- [Written exercise] Starting from the top of the material, restate each line exactly until the line that contains "colors = [ORANGE", which is also copied. Pictures are excluded.

- [Dataset section]

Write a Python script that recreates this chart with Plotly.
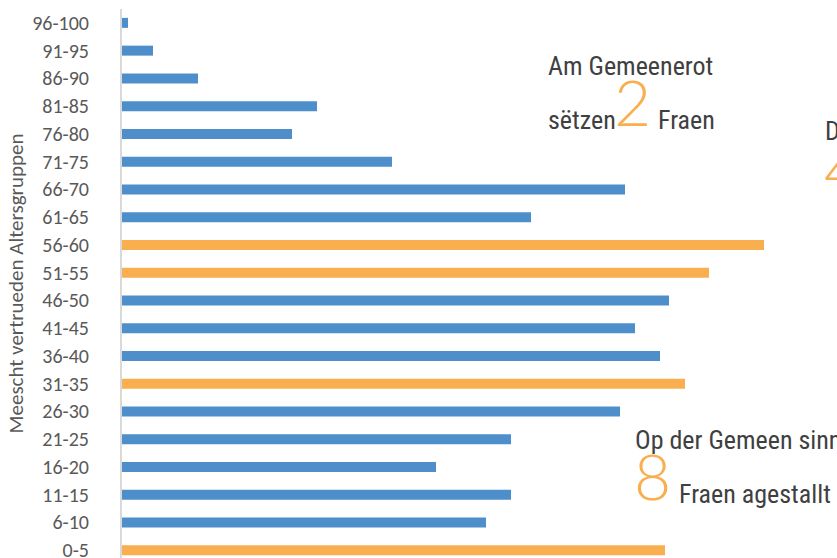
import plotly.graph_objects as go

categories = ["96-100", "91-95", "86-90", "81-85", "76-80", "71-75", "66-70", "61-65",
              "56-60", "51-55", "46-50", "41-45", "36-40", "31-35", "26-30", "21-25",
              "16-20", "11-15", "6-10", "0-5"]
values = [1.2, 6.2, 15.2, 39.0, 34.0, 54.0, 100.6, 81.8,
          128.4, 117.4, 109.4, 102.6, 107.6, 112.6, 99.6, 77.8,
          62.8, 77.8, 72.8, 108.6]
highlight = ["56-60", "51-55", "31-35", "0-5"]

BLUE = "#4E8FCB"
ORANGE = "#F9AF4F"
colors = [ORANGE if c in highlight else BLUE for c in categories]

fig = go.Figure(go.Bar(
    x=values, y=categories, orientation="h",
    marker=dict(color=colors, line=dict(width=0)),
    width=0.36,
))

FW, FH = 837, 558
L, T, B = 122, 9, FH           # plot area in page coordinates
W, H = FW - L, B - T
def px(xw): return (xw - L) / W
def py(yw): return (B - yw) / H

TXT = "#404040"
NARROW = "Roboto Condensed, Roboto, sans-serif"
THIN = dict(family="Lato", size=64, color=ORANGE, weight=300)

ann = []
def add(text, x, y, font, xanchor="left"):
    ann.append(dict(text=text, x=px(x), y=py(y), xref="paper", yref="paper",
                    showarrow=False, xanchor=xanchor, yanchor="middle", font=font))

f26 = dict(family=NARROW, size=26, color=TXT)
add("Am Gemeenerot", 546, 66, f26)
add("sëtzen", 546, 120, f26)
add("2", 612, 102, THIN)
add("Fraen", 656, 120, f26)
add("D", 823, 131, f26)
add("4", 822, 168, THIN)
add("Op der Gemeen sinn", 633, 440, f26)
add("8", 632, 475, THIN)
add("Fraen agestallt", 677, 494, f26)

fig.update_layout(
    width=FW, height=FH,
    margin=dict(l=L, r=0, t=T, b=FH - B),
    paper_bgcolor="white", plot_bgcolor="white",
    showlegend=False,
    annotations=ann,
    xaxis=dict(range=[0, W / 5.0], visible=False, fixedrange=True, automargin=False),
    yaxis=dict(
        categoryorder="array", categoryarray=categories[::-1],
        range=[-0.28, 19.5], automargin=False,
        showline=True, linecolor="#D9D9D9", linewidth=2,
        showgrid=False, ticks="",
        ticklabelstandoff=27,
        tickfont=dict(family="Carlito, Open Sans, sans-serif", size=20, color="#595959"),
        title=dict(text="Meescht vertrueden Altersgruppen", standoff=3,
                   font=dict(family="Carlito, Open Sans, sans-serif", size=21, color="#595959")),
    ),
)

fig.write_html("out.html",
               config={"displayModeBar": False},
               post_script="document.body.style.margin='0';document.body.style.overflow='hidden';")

- [Response to the task]
Write a Python script that recreates this chart with Plotly.
import plotly.graph_objects as go

categories = ["96-100", "91-95", "86-90", "81-85", "76-80", "71-75", "66-70", "61-65",
              "56-60", "51-55", "46-50", "41-45", "36-40", "31-35", "26-30", "21-25",
              "16-20", "11-15", "6-10", "0-5"]
values = [1.2, 6.2, 15.2, 39.0, 34.0, 54.0, 100.6, 81.8,
          128.4, 117.4, 109.4, 102.6, 107.6, 112.6, 99.6, 77.8,
          62.8, 77.8, 72.8, 108.6]
highlight = ["56-60", "51-55", "31-35", "0-5"]

BLUE = "#4E8FCB"
ORANGE = "#F9AF4F"
colors = [ORANGE if c in highlight else BLUE for c in categories]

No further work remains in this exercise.